Daphne Ledward, Garden Planner, Gardener, Author and Broadcaster

DAPHNE'S COLUMN

PELARGONIUM (GERANIUMS).


Spalding Guardian Gardening 18 August 2011

I had a press release recently from a leading pelargonium nursery regarding overwintering bedding geraniums (or zonal pelargoniums, to be strictly accurate). Well, as this year is fast disappearing, I guess it won’t be long before we’re ripping up our summer bedding and sticking in the pansies and wallflowers again. I also guess that there aren’t many of us who are keen enough on their pelargoniums to want to keep them from year to year, as every season new and often more interesting varieties are introduced, and it’s perhaps cheaper to discard them in the autumn, rather than keep the greenhouse (if you have one) frost-free for up to seven months of the year.

I tend to keep mine for a couple of years – the first in pots in the greenhouse; the second, when they are much better developed, in various containers in the garden, where they make an almost instantaneous impact. Then they go the way of all my bedding plants. But I’m not a pelargonium buff.

At Stamford High School, our caretaker lovingly tended a collection of boring, spindly, scruffy, red geraniums over the coat hooks on the high-up window sills of the Lower and Upper Fours’ cloakroom. During the summer, they were watered regularly and copiously (in winter less often but nonetheless just as copiously), which meant that our sports kit was constantly sodden when we came to wear it. It may be this, or it may be this tenuous connection between this and physical exercise, which wasn’t my favourite subject at the time, that has rather put me off red geraniums ever since, unless they are fat and bushy, with heads the size of a man’s fist and pretty patterns on the leaves.

It was the condemnation of ‘old gardeners’ ways of getting pelargoniums through the winter in the press release that niggled me a bit, however. The writer was deriding such time-honoured methods as putting your geraniums in boxes and keeping them in the garage, wrapping them in newspaper and putting them under the hedge, or bunching them together and hanging them upside down in the attic.

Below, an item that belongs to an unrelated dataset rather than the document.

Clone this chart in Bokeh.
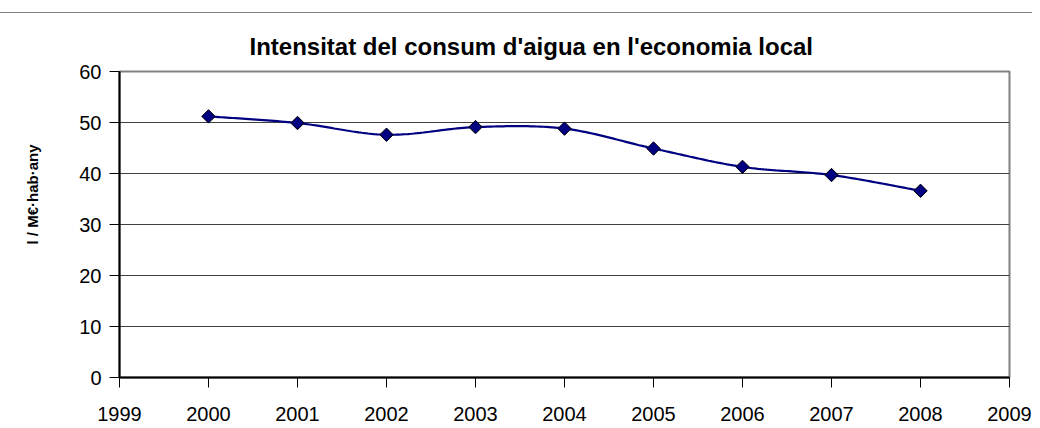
import numpy as np
from bokeh.plotting import figure
from bokeh.models import Range1d, FixedTicker, Title
from bokeh.embed import file_html
from bokeh.resources import INLINE

years = [2000, 2001, 2002, 2003, 2004, 2005, 2006, 2007, 2008]
intensity = [51.2, 49.9, 47.6, 49.1, 48.8, 44.9, 41.3, 39.7, 36.6]
x_ticks = list(range(1999, 2010))
y_ticks = [0, 10, 20, 30, 40, 50, 60]
title_text = "Intensitat del consum d'aigua en l'economia local"
y_label = "l / M€·hab·any"

# Excel-style smoothed line (cubic Bezier, Catmull-Rom control points)
def smooth(xs, ys, n=30):
    xs = np.asarray(xs, float); ys = np.asarray(ys, float)
    px = np.concatenate([[xs[0]], xs, [xs[-1]]])
    py = np.concatenate([[ys[0]], ys, [ys[-1]]])
    ox, oy = [], []
    t = np.linspace(0, 1, n)
    for i in range(1, len(px) - 2):
        p0 = np.array([px[i], py[i]]); p3 = np.array([px[i + 1], py[i + 1]])
        p1 = p0 + (np.array([px[i + 1], py[i + 1]]) - np.array([px[i - 1], py[i - 1]])) / 6
        p2 = p3 - (np.array([px[i + 2], py[i + 2]]) - np.array([px[i], py[i]])) / 6
        b = ((1 - t) ** 3)[:, None] * p0 + (3 * (1 - t) ** 2 * t)[:, None] * p1 \
            + (3 * (1 - t) * t ** 2)[:, None] * p2 + (t ** 3)[:, None] * p3
        ox.extend(b[:, 0]); oy.extend(b[:, 1])
    return ox, oy

sx, sy = smooth(years, intensity)

p = figure(width=1047, height=410, output_backend="svg", toolbar_location=None,
           x_range=Range1d(1999, 2009), y_range=Range1d(0, 60),
           min_border_left=0, min_border_right=23, min_border_top=58, min_border_bottom=45)
p.margin = (13, 0, 0, -15)
p.styles = {"box-shadow": "0 -1px 0 0 #808080"}

p.add_layout(Title(text=title_text, align="left", text_font="Liberation Sans",
                   text_font_size="24px", text_font_style="bold", text_color="black",
                   offset=130, standoff=23), "above")

p.add_layout(Title(text=y_label, align="left",
                   text_font="Liberation Sans",
                   text_font_size="15px", text_font_style="bold", text_color="black",
                   offset=133, standoff=72), "left")

p.line(sx, sy, line_color="#000080", line_width=2.2)
p.scatter(years, intensity, marker="square", angle=np.pi / 4, size=9.5,
          fill_color="#000080", line_color="black", line_width=1)

p.xgrid.grid_line_color = None
p.ygrid.grid_line_color = "#404040"
p.ygrid.grid_line_width = 1
p.outline_line_color = "#808080"
p.outline_line_width = 2

for ax in (p.xaxis[0], p.yaxis[0]):
    ax.axis_line_color = "black"
    ax.axis_line_width = 2
    ax.major_tick_line_color = "black"
    ax.major_tick_out = 10
    ax.major_tick_in = 0
    ax.minor_tick_line_color = None
    ax.major_label_text_font = "Liberation Sans"
    ax.major_label_text_font_size = "20px"
    ax.major_label_text_color = "black"

p.xaxis[0].ticker = FixedTicker(ticks=x_ticks)
p.yaxis[0].ticker = FixedTicker(ticks=y_ticks)
p.xaxis[0].major_label_standoff = 19
p.yaxis[0].major_label_standoff = 8

open("out.html", "w").write(file_html(p, INLINE))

Well, since I started my gardening career, I’ve worked for a good many people, many of whom using one or more of these ways of preserving their geraniums from year to year. The garage method, I have seen, works quite well if the area is well ventilated and a little just-damp soil remains on the roots. The under-hedge method is equally successful unless we have a winter like last year, and the bunching technique will ensure the survival of up to 70 per cent of plants if they are two years old or more – although the lady I knew who did this hung them in a semi-basement rather than an attic.

So, with only another eight weeks or so before you need to make a decision on what to do with your geraniums, time is of the essence. However, unless you have a massive area to fill or a sentimental attachment for your plants, it all seems rather a waste of time to me, when new plants are widely and inexpensively available in the spring, particularly plug plants for growing on, which, in the case of pelargoniums, often need no extra heat once potted up. After all, part of the fun of gardening is trying something new every year; it is for me, anyway.